Recuerdo el paseo que di por Granada con Salman Rushdie y con Enrique Murillo, que era entonces su editor en España. Aquellos lugares que para mí eran cotidianos —Puerta Real, la calle Reyes Católicos, la plaza de Bibarrambla— para Rushdie tenían una cualidad de prodigio, porque era la primera vez desde hacía seis años que paseaba entre la gente con normalidad casi perfecta, una mañana de septiembre, con las manos en los bolsillos, casi olvidado de los policías británicos y españoles de paisano que nos rodeaban discretamente. Creo que aquel día aprendí para siempre la excepcionalidad de lo común, el valor inmenso de lo que se da tan por supuesto que ni se recuerda que se tiene, y desde luego no se piensa que pueda perderse. Era en 1995: diecisiete años después, Los versos satánicos siguen sin poder leerse en la India, que oficialmente es una democracia, y Salman Rushdie, que en todo este tiempo ha ido adquiriendo un aire todavía más consistente de vividor tranquilo, sigue irritando a los enemigos jurados de la libertad de expresión, a los que nunca les faltan cómplices en apariencia menos furibundos, pero igualmente efectivos. No dicen, por ejemplo, que un autor ha de ser decapitado o merece ir al infierno, pero sí que no ha tenido en cuenta la sensibilidad de los creyentes, o que no ha sido oportuno, o que en realidad no es tan buen escritor, y quiere aprovecharse del escándalo…

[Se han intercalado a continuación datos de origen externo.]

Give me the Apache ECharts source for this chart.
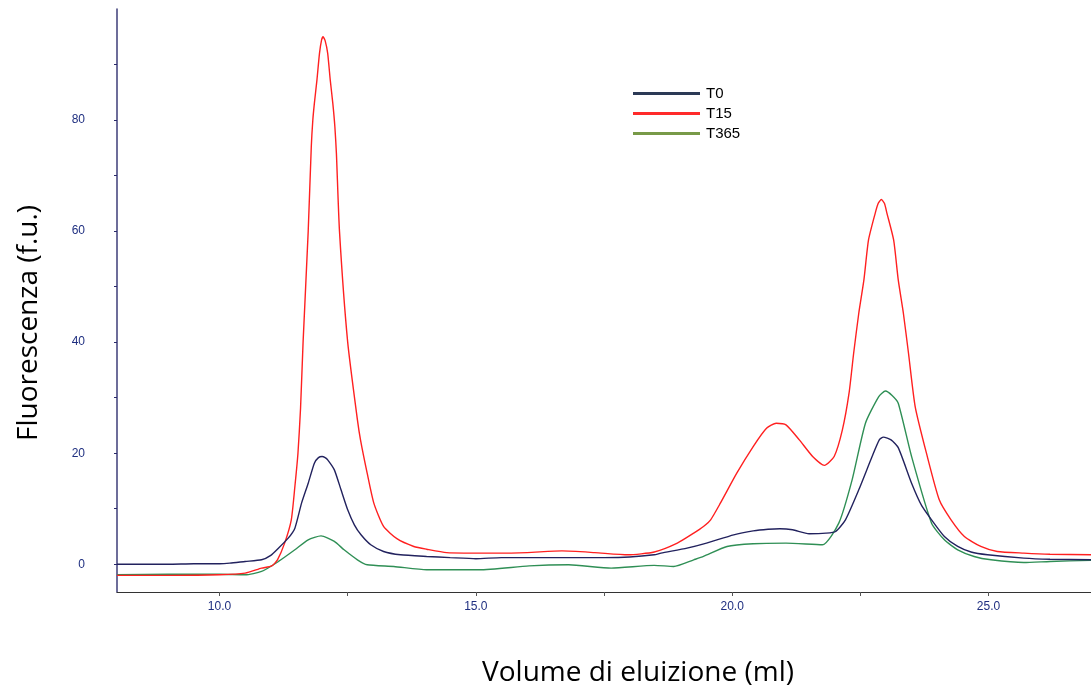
<!DOCTYPE html>
<html>
<head>
<meta charset="utf-8">
<script src="https://cdn.jsdelivr.net/npm/echarts@6/dist/echarts.min.js"></script>
<style>
  html, body { margin: 0; padding: 0; background: #ffffff; }
  #chart { width: 1091px; height: 695px; }
</style>
</head>
<body>
<div id="chart"></div>
<script>
// Elution profiles: [volume (ml), fluorescence (f.u.)]
const seriesNames = ['T0', 'T15', 'T365'];

const t0Data = [
  [8.0,0.0],[9.0,0.0],[9.5,0.1],[10.0,0.1],[10.2,0.2],[10.5,0.5],[10.82,0.8],[11.0,1.6],
  [11.15,2.9],[11.34,4.7],[11.47,6.5],[11.6,11.0],[11.73,14.6],[11.85,18.2],[11.93,19.2],
  [12.0,19.4],[12.06,19.2],[12.11,18.8],[12.24,17.0],[12.37,13.4],[12.5,9.8],[12.63,7.1],
  [12.76,5.3],[12.95,3.5],[13.2,2.3],[13.53,1.7],[14.04,1.4],[14.5,1.2],[15.0,1.0],[15.5,1.2],
  [16.5,1.2],[17.5,1.2],[18.0,1.3],[18.48,1.7],[18.61,2.0],[19.12,2.9],[19.5,3.8],[20.03,5.3],
  [20.41,6.0],[20.7,6.3],[20.93,6.4],[21.18,6.2],[21.5,5.5],[21.83,5.6],[22.02,5.9],[22.21,8.0],
  [22.47,13.4],[22.73,19.4],[22.87,22.4],[22.95,22.9],[23.1,22.4],[23.24,21.0],[23.5,14.6],
  [23.7,10.5],[23.89,8.0],[24.14,5.0],[24.4,3.2],[24.66,2.2],[24.98,1.7],[25.69,1.1],
  [26.2,0.9],[27.0,0.8]
];

const t15Data = [
  [8.0,-2.0],[9.0,-2.0],[10.0,-1.9],[10.5,-1.6],[10.82,-0.7],[11.02,-0.3],[11.13,0.8],
  [11.27,3.8],[11.4,8.0],[11.47,14.0],[11.53,20.0],[11.58,28.0],[11.63,40.0],[11.73,60.0],
  [11.79,75.2],[11.82,80.0],[11.85,83.0],[11.9,87.2],[11.95,92.0],[11.99,94.4],[12.02,95.0],
  [12.06,94.3],[12.11,92.0],[12.16,87.2],[12.21,83.0],[12.25,78.8],[12.28,74.0],[12.34,60.0],
  [12.5,40.0],[12.69,26.0],[12.75,22.4],[12.88,16.4],[13.01,11.0],[13.2,6.8],[13.46,4.6],
  [13.79,3.2],[14.04,2.7],[14.43,2.1],[15.39,2.0],[16.0,2.1],[16.68,2.4],[17.32,2.1],
  [17.97,1.7],[18.48,2.2],[18.93,3.8],[19.25,5.6],[19.44,6.8],[19.58,8.0],[19.77,11.0],
  [20.09,16.4],[20.41,21.2],[20.67,24.5],[20.86,25.4],[21.05,25.1],[21.31,22.4],[21.57,19.4],
  [21.8,17.8],[21.99,19.4],[22.15,24.2],[22.28,30.8],[22.37,38.0],[22.47,45.2],[22.57,51.2],
  [22.66,58.4],[22.79,63.2],[22.85,65.0],[22.91,65.7],[22.97,65.0],[23.02,63.2],[23.15,58.4],
  [23.24,51.2],[23.34,45.2],[23.44,38.0],[23.57,28.4],[23.79,20.0],[24.04,11.6],[24.27,8.0],
  [24.53,5.0],[24.85,3.2],[25.17,2.3],[25.69,2.0],[26.2,1.8],[27.0,1.7]
];

const t365Data = [
  [8.0,-1.9],[9.0,-1.8],[10.0,-1.8],[10.5,-1.9],[10.82,-1.3],[11.15,0.5],[11.47,2.6],
  [11.73,4.4],[11.98,5.1],[12.24,4.1],[12.43,2.6],[12.69,0.8],[12.88,-0.1],[13.4,-0.4],
  [14.04,-1.0],[15.07,-1.0],[16.04,-0.3],[16.81,-0.1],[17.64,-0.7],[18.48,-0.2],[18.86,-0.4],
  [19.25,0.8],[19.44,1.4],[19.9,3.2],[20.41,3.7],[21.05,3.8],[21.76,3.5],[22.08,7.4],
  [22.34,15.2],[22.6,25.4],[22.86,30.2],[22.99,31.2],[23.12,30.4],[23.24,29.0],[23.5,19.4],
  [23.89,7.4],[24.14,4.4],[24.4,2.6],[24.72,1.4],[25.05,0.8],[25.69,0.3],[26.2,0.5],[27.0,0.7]
];

// Axis ticks and labels
const xTickValues = [10, 12.5, 15, 17.5, 20, 22.5, 25];
const xLabelValues = [10, 15, 20, 25];
const yTickValues = [0, 10, 20, 30, 40, 50, 60, 70, 80, 90];
const yLabelValues = [0, 20, 40, 60, 80];

const lineColors = ['#22225e', '#ff2020', '#2f8f55'];
const legendColors = ['#2c3a56', '#ff2a2a', '#789a48'];

const chart = echarts.init(document.getElementById('chart'), null, { renderer: 'canvas' });

const allData = [t0Data, t15Data, t365Data];

chart.setOption({
  backgroundColor: '#ffffff',
  animation: false,
  grid: { left: 117, top: 9, width: 984, height: 583, containLabel: false },
  legend: {
    orient: 'vertical',
    left: 628,
    top: 81,
    icon: 'rect',
    itemWidth: 67,
    itemHeight: 3,
    itemGap: 5,
    textStyle: { fontFamily: 'Liberation Sans', fontSize: 15, color: '#000', lineHeight: 14, padding: [0, 0, 0, 1] },
    data: seriesNames.map((n, i) => ({ name: n, itemStyle: { color: legendColors[i] } }))
  },
  xAxis: {
    type: 'value',
    min: 8,
    max: 27,
    axisLine: { show: true, onZero: false, lineStyle: { color: '#333', width: 1 } },
    axisTick: { show: true, length: 4, customValues: xTickValues, lineStyle: { color: '#555' } },
    axisLabel: {
      customValues: xLabelValues,
      margin: 9,
      color: '#1f2f80',
      fontFamily: 'Liberation Sans',
      fontSize: 12,
      formatter: v => v.toFixed(1)
    },
    splitLine: { show: false }
  },
  yAxis: {
    type: 'value',
    min: -5,
    max: 100,
    axisLine: { show: true, onZero: false, lineStyle: { color: '#3c3c78', width: 1.5 } },
    axisTick: { show: true, length: 3, customValues: yTickValues, lineStyle: { color: '#2a2a6a' } },
    axisLabel: {
      customValues: yLabelValues,
      margin: 32,
      color: '#1f2f80',
      fontFamily: 'Liberation Sans',
      fontSize: 12
    },
    splitLine: { show: false }
  },
  // Axis titles placed as free text
  graphic: [
    {
      type: 'text',
      x: 638, y: 673,
      style: {
        text: 'Volume di eluizione (ml)',
        font: '28px "Open Sans"',
        fill: '#000',
        align: 'center',
        verticalAlign: 'middle'
      }
    },
    {
      type: 'text',
      x: 29, y: 323,
      rotation: Math.PI / 2,
      style: {
        text: 'Fluorescenza (f.u.)',
        font: '28px "Open Sans"',
        fill: '#000',
        align: 'center',
        verticalAlign: 'middle'
      }
    }
  ],
  series: seriesNames.map((n, i) => ({
    name: n,
    type: 'line',
    data: allData[i],
    showSymbol: false,
    smooth: 0.2,
    clip: true,
    lineStyle: { color: lineColors[i], width: 1.4 },
    itemStyle: { color: lineColors[i] },
    z: 3 - i
  }))
});
</script>
</body>
</html>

No todos los regímenes son iguales, desde luego, y por imperfectamente que funcione siempre será más respirable una democracia que una dictadura. Pero no hay país en el que la libertad de expresión no esté en peligro, no tenga que ser defendida a diario. En la España democrática al periodista José Luis López de la Calle lo mataron unos malnacidos para que no siguiera escribiendo contra el chantaje de la conformidad y la sangre derramada. Cuántos abusos han dejado de hacerse públicos en España porque los medios regionales y locales dependen tan estrechamente de la publicidad oficial para sobrevivir. Al inolvidable Félix Bayón le saboteó su carrera y su capacidad para ganarse dignamente la vida un presidente de la Junta de Andalucía al que le molestaban sus columnas y sus opiniones en la radio. En Argentina el Gobierno acosa económicamente a La Nación y a Clarín porque la señora Kirchner cada vez tolera menos discordancias en su apoteosis populista.

En Ecuador, ahora mismo, el periodista Emilio Palacio, dos colegas suyos y el periódico entero en el que los tres escriben están a punto de sucumbir bajo el acoso del Gobierno, convenientemente asistido por el poder judicial. Emilio Palacio escribió en El Universo un artículo por el que el presidente Correa se sintió tan injuriado que puso una demanda por cuarenta y dos millones de dólares. Emilio Palacio y dos de sus colegas han sido condenados a pagar esa cantidad y además a tres años de cárcel. Finalmente Correa ha cedido a la presión internacional y ha otorgado un “perdón sin olvido”. La fórmula no puede ser más inquietante. Amigos que vienen de Ecuador me cuentan que la omnipresencia del poder político y de su propaganda se ha vuelto agobiante, amparada en las victorias plebiscitarias del presidente Correa y en sus gesticulaciones demagógicas. Pero sin rigurosa separación de poderes, imperio de la ley, respeto a las minorías y libertad de expresión la democracia no existe, por muchos millones de votos que acumule un gobernante mesiánico. Y no creo que a estas alturas sea necesario recordar que un escritor o un periodista ecuatoriano tienen tanto derecho a esas libertades como esos literatos europeos que a veces se olvidan de defenderlas cuando el Gobierno que las ha quebrantado usa una retórica que parece de izquierdas.